Leigh Taylor: Why I gave my deaf daughter a lesson in how to swear

Posted on March 17, 2016

Last week I taught my darling daughter something new. That in itself is not unusual; she’s 15, and I like to think she’s learning from me all the time. But this was slightly different. I taught her – and some of her deaf friends – to swear.

To be more precise, I taught them how to swear correctly.

Let me explain. I didn’t wake up one morning and think: ‘Right, it’s time to add some colour to Dolly’s vocabulary. I’m going to teach her to swear like a sailor.’

Leigh TaylorNo, it was far more random than that.

It was a Friday afternoon, and my turn to pick Dolly up from the well-known boarding school for deaf kids that she attends. As usual, I had arrived early and was eager to get back on the road and miss the worst of the rush-hour traffic. And, as usual, Dolly was up in her room saying a long, drawn-out goodbye to her buddies.

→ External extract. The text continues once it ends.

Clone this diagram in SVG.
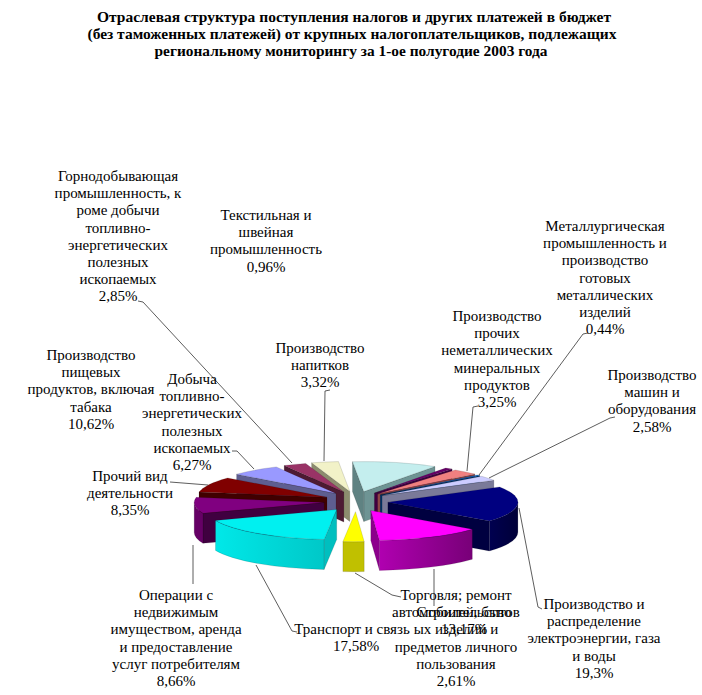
<svg xmlns="http://www.w3.org/2000/svg" width="702" height="695" viewBox="0 0 702 695">
<style>
  .lbl { font-family: "Liberation Serif", "DejaVu Serif", serif; font-size: 15px; fill: #000; text-anchor: middle; }
  .ttl { font-family: "Liberation Serif", "DejaVu Serif", serif; font-size: 15px; font-weight: bold; fill: #000; text-anchor: middle; }
  .ld { fill: none; stroke: #333; stroke-width: 0.8; }
  .s { stroke: #000; stroke-opacity: 0.25; stroke-width: 0.5; stroke-linejoin: round; }
</style>
<defs>
  <linearGradient id="gCyan" x1="0" y1="0" x2="1" y2="0">
    <stop offset="0" stop-color="#00E8E8"/>
    <stop offset="1" stop-color="#00C8C8"/>
  </linearGradient>
  <linearGradient id="gMag" x1="0" y1="0" x2="1" y2="0">
    <stop offset="0" stop-color="#B000B0"/>
    <stop offset="1" stop-color="#780078"/>
  </linearGradient>
  <linearGradient id="gNavy" x1="0" y1="0" x2="1" y2="0">
    <stop offset="0" stop-color="#000050"/>
    <stop offset="1" stop-color="#000038"/>
  </linearGradient>
</defs>
<rect width="702" height="695" fill="#fff"/>

<g id="title">
  <text class="ttl" x="354" y="22" textLength="514" lengthAdjust="spacingAndGlyphs">Отраслевая структура поступления налогов и других платежей в бюджет</text>
  <text class="ttl" x="352" y="39" textLength="529" lengthAdjust="spacingAndGlyphs">(без таможенных платежей) от крупных налогоплательщиков, подлежащих</text>
  <text class="ttl" x="351" y="56" textLength="393" lengthAdjust="spacingAndGlyphs">региональному мониторингу за 1-ое полугодие 2003 года</text>
</g>

<g id="connectors">
  <polyline class="ld" points="138,301 143,302 292,463"/>
  <polyline class="ld" points="330,390 325,391 324,461"/>
  <polyline class="ld" points="232,451 237,451 254,469"/>
  <polyline class="ld" points="170,482 208,485"/>
  <polyline class="ld" points="193,584 193,545"/>
  <polyline class="ld" points="297,632 292,631 256,565"/>
  <polyline class="ld" points="401,597 392,595 355,573"/>
  <polyline class="ld" points="434,606 434,569"/>
  <polyline class="ld" points="542,609 538,607 519,508"/>
  <polyline class="ld" points="588,333 583,334 479,475"/>
  <polyline class="ld" points="478,406 473,407 467,471"/>
  <polyline class="ld" points="615,417 610,418 489,478"/>
</g>

<g id="slice-napitki">
  <path class="s" d="M349.8,491.5 L311.6,462.8 L311.6,492.8 L349.8,521.5 Z" fill="#8C8C6E"/>
  <path class="s" d="M349.8,491.5 L311.6,462.8 A130,30 0 0 1 338.5,461.6 Z" fill="#F2F2C8"/>
  <text class="lbl" x="320" y="353">Производство<tspan x="320" dy="17.2">напитков</tspan><tspan x="320" dy="17.2">3,32%</tspan></text>
</g>

<g id="slice-pishchevye">
  <path class="s" d="M363.8,491.6 L435.0,466.5 L435.0,496.5 L363.8,521.6 Z" fill="#6E9494"/>
  <path class="s" d="M363.8,491.6 L352.5,461.7 L352.5,491.7 L363.8,521.6 Z" fill="#5F8282"/>
  <path class="s" d="M363.8,491.6 L352.5,461.7 A130,30 0 0 1 435.0,466.5 Z" fill="#C4EEEE"/>
  <text class="lbl" x="91" y="360">Производство<tspan x="91" dy="17.2">пищевых</tspan><tspan x="91" dy="17.2">продуктов, включая</tspan><tspan x="91" dy="17.2">табака</tspan><tspan x="91" dy="17.2">10,62%</tspan></text>
</g>

<g id="slice-gornodob">
  <path class="s" d="M343.9,492.1 L284.2,465.5 L284.2,495.5 L343.9,522.1 Z" fill="#4D1A33"/>
  <path class="s" d="M343.9,492.1 L284.2,465.5 A130,30 0 0 1 305.7,463.4 Z" fill="#993366"/>
  <text class="lbl" x="118" y="181">Горнодобывающая<tspan x="118" dy="17.2">промышленность, к</tspan><tspan x="118" dy="17.2">роме добычи</tspan><tspan x="118" dy="17.2">топливно-</tspan><tspan x="118" dy="17.2">энергетических</tspan><tspan x="118" dy="17.2">полезных</tspan><tspan x="118" dy="17.2">ископаемых</tspan><tspan x="118" dy="17.2">2,85%</tspan></text>
</g>

<g id="slice-tekstil">
  <path class="s" d="M374.4,493.1 L452.1,469.1 L452.1,499.1 L374.4,523.1 Z" fill="#400040"/>
  <path class="s" d="M374.4,493.1 L445.6,468.0 A130,30 0 0 1 452.1,469.1 Z" fill="#660066"/>
  <text class="lbl" x="266" y="220">Текстильная и<tspan x="266" dy="17.2">швейная</tspan><tspan x="266" dy="17.2">промышленность</tspan><tspan x="266" dy="17.2">0,96%</tspan></text>
</g>

<g id="slice-dobycha">
  <path class="s" d="M336.0,493.5 L236.6,474.2 L236.6,504.2 L336.0,523.5 Z" fill="#5E5E90"/>
  <path class="s" d="M336.0,493.5 L236.6,474.2 A130,30 0 0 1 276.3,466.9 Z" fill="#9999FF"/>
  <text class="lbl" x="192" y="384">Добыча<tspan x="192" dy="17.2">топливно-</tspan><tspan x="192" dy="17.2">энергетических</tspan><tspan x="192" dy="17.2">полезных</tspan><tspan x="192" dy="17.2">ископаемых</tspan><tspan x="192" dy="17.2">6,27%</tspan></text>
</g>

<g id="slice-nemetall">
  <path class="s" d="M377.6,494.0 L474.8,474.1 L474.8,504.1 L377.6,524.0 Z" fill="#904848"/>
  <path class="s" d="M377.6,494.0 L455.3,470.0 A130,30 0 0 1 474.8,474.1 Z" fill="#F08080"/>
  <text class="lbl" x="497" y="321">Производство<tspan x="497" dy="17.2">прочих</tspan><tspan x="497" dy="17.2">неметаллических</tspan><tspan x="497" dy="17.2">минеральных</tspan><tspan x="497" dy="17.2">продуктов</tspan><tspan x="497" dy="17.2">3,25%</tspan></text>
</g>

<g id="slice-metallurg">
  <path class="s" d="M380.2,494.8 L479.8,475.5 L479.8,505.5 L380.2,524.8 Z" fill="#003366"/>
  <path class="s" d="M380.2,494.8 L477.4,474.9 A130,30 0 0 1 479.8,475.5 Z" fill="#0066CC"/>
  <text class="lbl" x="605" y="231">Металлургическая<tspan x="605" dy="17.2">промышленность и</tspan><tspan x="605" dy="17.2">производство</tspan><tspan x="605" dy="17.2">готовых</tspan><tspan x="605" dy="17.2">металлических</tspan><tspan x="605" dy="17.2">изделий</tspan><tspan x="605" dy="17.2">0,44%</tspan></text>
</g>

<g id="slice-mashiny">
  <path class="s" d="M382.1,495.6 L493.9,480.3 L493.9,510.3 L382.1,525.6 Z" fill="#7A7A99"/>
  <path class="s" d="M382.1,495.6 L481.7,476.3 A130,30 0 0 1 493.9,480.3 Z" fill="#CCCCFF"/>
  <text class="lbl" x="652" y="380">Производство<tspan x="652" dy="17.2">машин и</tspan><tspan x="652" dy="17.2">оборудования</tspan><tspan x="652" dy="17.2">2,58%</tspan></text>
</g>

<g id="slice-prochiy">
  <path class="s" d="M327.0,497.2 L199.0,492.0 L199.0,522.0 L327.0,527.2 Z" fill="#400000"/>
  <path class="s" d="M327.0,497.2 L199.0,492.0 A130,30 0 0 1 227.6,477.9 Z" fill="#800000"/>
  <text class="lbl" x="130" y="481">Прочий вид<tspan x="130" dy="17.2">деятельности</tspan><tspan x="130" dy="17.2">8,35%</tspan></text>
</g>

<g id="slice-elektro">
  <path class="s" d="M387.9,502.2 L489.4,521.0 L489.4,551.0 L387.9,532.2 Z" fill="#000040"/>
  <path class="s" d="M517.9,502.2 A130,30 0 0 1 489.4,521.0 L489.4,551.0 A130,30 0 0 0 517.9,532.2 Z" fill="url(#gNavy)"/>
  <path class="s" d="M387.9,502.2 L499.7,486.9 A130,30 0 0 1 489.4,521.0 Z" fill="#000080"/>
  <text class="lbl" x="594" y="609">Производство и<tspan x="594" dy="17.2">распределение</tspan><tspan x="594" dy="17.2">электроэнергии, газа</tspan><tspan x="594" dy="17.2">и воды</tspan><tspan x="594" dy="17.2">19,3%</tspan></text>
</g>

<g id="slice-operacii">
  <path class="s" d="M324.2,502.5 L203.0,513.3 L203.0,543.3 L324.2,532.5 Z" fill="#400040"/>
  <path class="s" d="M203.0,513.3 A130,30 0 0 1 194.2,502.5 L194.2,532.5 A130,30 0 0 0 203.0,543.3 Z" fill="#660066"/>
  <path class="s" d="M324.2,502.5 L203.0,513.3 A130,30 0 0 1 196.2,497.3 Z" fill="#800080"/>
  <text class="lbl" x="176" y="600">Операции с<tspan x="176" dy="17.2">недвижимым</tspan><tspan x="176" dy="17.2">имуществом, аренда</tspan><tspan x="176" dy="17.2">и предоставление</tspan><tspan x="176" dy="17.2">услуг потребителям</tspan><tspan x="176" dy="17.2">8,66%</tspan></text>
</g>

<g id="slice-transport">
  <path class="s" d="M336.7,509.6 L324.1,539.5 L324.1,569.5 L336.7,539.6 Z" fill="#00BFBF"/>
  <path class="s" d="M324.1,539.5 A130,30 0 0 1 215.5,520.4 L215.5,550.4 A130,30 0 0 0 324.1,569.5 Z" fill="url(#gCyan)"/>
  <path class="s" d="M336.7,509.6 L324.1,539.5 A130,30 0 0 1 215.5,520.4 Z" fill="#00F0F0"/>
  <text class="lbl" x="352" y="634">Транспорт и связь<tspan x="356" dy="17.2">17,58%</tspan></text>
</g>

<g id="slice-stroitelstvo">
  <path class="s" d="M370.8,510.5 L379.5,540.4 L379.5,570.4 L370.8,540.5 Z" fill="#8C008C"/>
  <path class="s" d="M472.3,529.3 A130,30 0 0 1 379.5,540.4 L379.5,570.4 A130,30 0 0 0 472.3,559.3 Z" fill="url(#gMag)"/>
  <path class="s" d="M370.8,510.5 L472.3,529.3 A130,30 0 0 1 379.5,540.4 Z" fill="#FF00FF"/>
  <text class="lbl" x="464" y="617">Строительство<tspan x="464" dy="17.2">13,17%</tspan></text>
</g>

<g id="slice-torgovlya">
  <path class="s" d="M364.2,541.6 A130,30 0 0 1 342.9,541.6 L342.9,571.6 A130,30 0 0 0 364.2,571.6 Z" fill="#C0C000"/>
  <path class="s" d="M355.5,511.7 L364.2,541.6 A130,30 0 0 1 342.9,541.6 Z" fill="#FFFF00"/>
  <text class="lbl" x="456" y="600">Торговля; ремонт<tspan x="456" dy="17.2">автомобилей, бытов</tspan><tspan x="456" dy="17.2">ых изделий и</tspan><tspan x="456" dy="17.2">предметов личного</tspan><tspan x="456" dy="17.2">пользования</tspan><tspan x="456" dy="17.2">2,61%</tspan></text>
</g>
</svg>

Tired of waiting, I wandered up to the dorm to fetch her and found Dolly and three of her friends sitting on her bed, signing furiously and screaming with laughter. They looked up guiltily as I walked in but, knowing I can’t sign, they gleefully carried on their conversation.

Now I might not know much BSL, but there are some signs that almost everyone can recognise, and the infamous sign for ‘bull****’ is one of them.

I must have raised an eyebrow in recognition when I saw it, because the girls soon realised that I was on to them. Four pairs of eyes, all ringed with regulation black eyeliner, looked over at me nervously, wondering how I would react. Dolly eventually broke the silence by blurting out: “Let’s ask my Mum. She’s good at explaining things. And she knows a LOT of swear words!”

Great. Remind me never to ask my daughter for a character reference.

I cleared my throat. “How can I help, Ladies?” I asked.

“Well Mum, we need to know; what’s the difference between ‘****’ and ‘bull****’?”

“Right. Ahem. Okay…”

“Is there a difference, Mum?”

“Yes. Yes, there is.”

“Well, can you explain it to us?”


“Why not?”

“Because it wouldn’t be appropriate.”

“But, Mum! You have to! You’re always telling me how important the right vocabulary is…”

And there she had me.

All her life we’ve taken time to make sure that she really understands the words she uses. Like most deaf people she has little or no incidental hearing, so she can’t rely on overhearing conversations which might give her some much-needed context.

Her Dad and I have always filled in those gaps for her, and given her the words. So how could I say no now, just because the words she wanted were a little more outlandish than usual?

So I took a deep breath and broke it down for them, like some sort of Bad Teacher, putting each word into sample sentences that I hope they will never, ever repeat in front of their parents.

I watched as they absorbed this valuable life lesson and then started signing again with gusto, this time – I presume – using the correct words.

Okay, I thought, that wasn’t too bad. I might just escape this with my dignity intact.

But it wasn’t over. The girls had more requests. They fired a few more distinctly Anglo Saxon words at me to see how I would respond.

I bit back the desire to tell them to wash their mouths out with soap and gave them my best attempt at an explanation.  (If they ever do an x-rated edition of Countdown, I’m a shoo-in for  a guest slot in Dictionary Corner).

Before anyone gets too alarmed and starts screaming for a censor, I should point out that none of the words in my impromptu lesson was particularly ‘hardcore’. It was just entry-level cussing; a beginners course, at best.

And it wasn’t my intention to offend, only to enlighten. I’m glad I did. I hope there never comes a time when Dolly asks me to explain something and I find myself refusing. Because as far as I’m concerned, she deserves to have the same capacity to express (and potentially embarrass) herself as her hearing peers. And sometimes only a well-placed swear word will do.

Whether she chooses to use the vocabulary I’ve given her is up to her. I’m only making sure she has the words at her fingertips; I’m not putting them into her mouth.

As the mum of a teenage girl, I know that there will be many more embarrassing conversations ahead. Like the one last weekend when Dolly told us all about her sex education class, in the sort of eye-watering detail that makes ’50 Shades of Grey’ look like a Pixar production.

But please don’t ask me to tell you about that. I really don’t have the words.

Leigh is a hearing mum of two children, one of whom is deaf. Her swear jar at home has paid for at least one summer holiday since the kids came along.